For him, this means not just calling for transparency, but restoring a leadership role for the laity in the Church’s closed-off and often secretive magisterium.
“I’m in a church, in a community, that has really awful, terrible problems,” says Anderson. “But it is still a community that does a tremendous amount of good around the world. You know Catholic Relief Services helps probably more people than any other single organization on the planet.”
“And I hate to see all of the good that is being done – and there is a lot of good that's being done – completely tarnished by the behavior of the leadership.”
For Romo, too, his own process toward healing needed to be rooted in a community, he says.
Still a faithful Catholic 20 years ago, he was among those who began to speak out after the first reports of abuse in Boston broke. He reported his abuser to the police and to his Catholic diocese. But before he could confront him, the monsignor, long retired, died.
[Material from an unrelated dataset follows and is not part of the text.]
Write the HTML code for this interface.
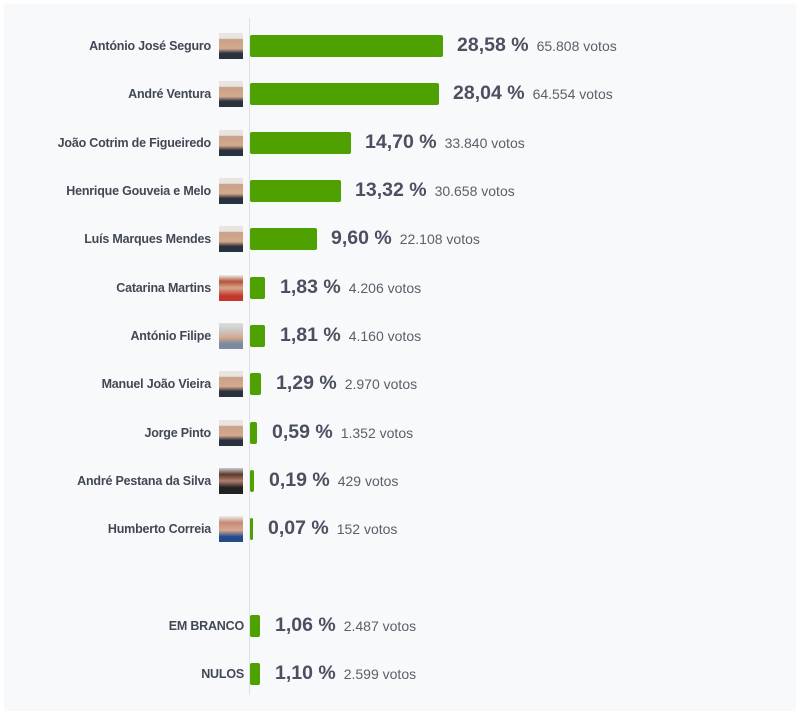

“I was just so, kind of spiritually dead,” Romo says, describing how his own speaking out fell on mostly deaf ears. “I had never been so miserable, and I reached out so many times, in so many different ways. Part of it was through my rage, demanding that people pay attention, but part it was really just asking, would somebody please listen and talk to me and do something constructive with this?”
But he later encountered a congregational minister, he says, who changed the course of his life.
“This pastor was the first religious person ever to say to me, ‘I'm so so profoundly sorry that this happened to you. I don't know what to say, but to stand with you.’ That was a huge acknowledgement.”
And now Romo is a commissioned minister in this pastor’s more liberal tradition, the United Church of Christ, and a chaplain in a local hospice.
“My spiritual practice has to do with meditation and a lot of different integration practices, but I’m not really religious,” says Romo. “And that's kind of strange because I'm a hospice chaplain. And a lot of people here don't want to talk religion, and I can honestly say, neither do I really.”
He no longer seeks meaning in doctrine or rituals, he says. But as a seeker of a spiritual community for most of his life, he says, he still finds hope and spiritual solace in church.
“To me, spirituality and healing are all about wholeness and integration, and that should be a significant part of a faith community,” Romo says.
But many faiths are losing their moral credibility now, he says. “The disillusionment now is because churches have not been speaking, have not been acting really to recognize, and to reconcile with this problem,” he says, “or to be in solidarity with the people who have been sexually abused in particular.”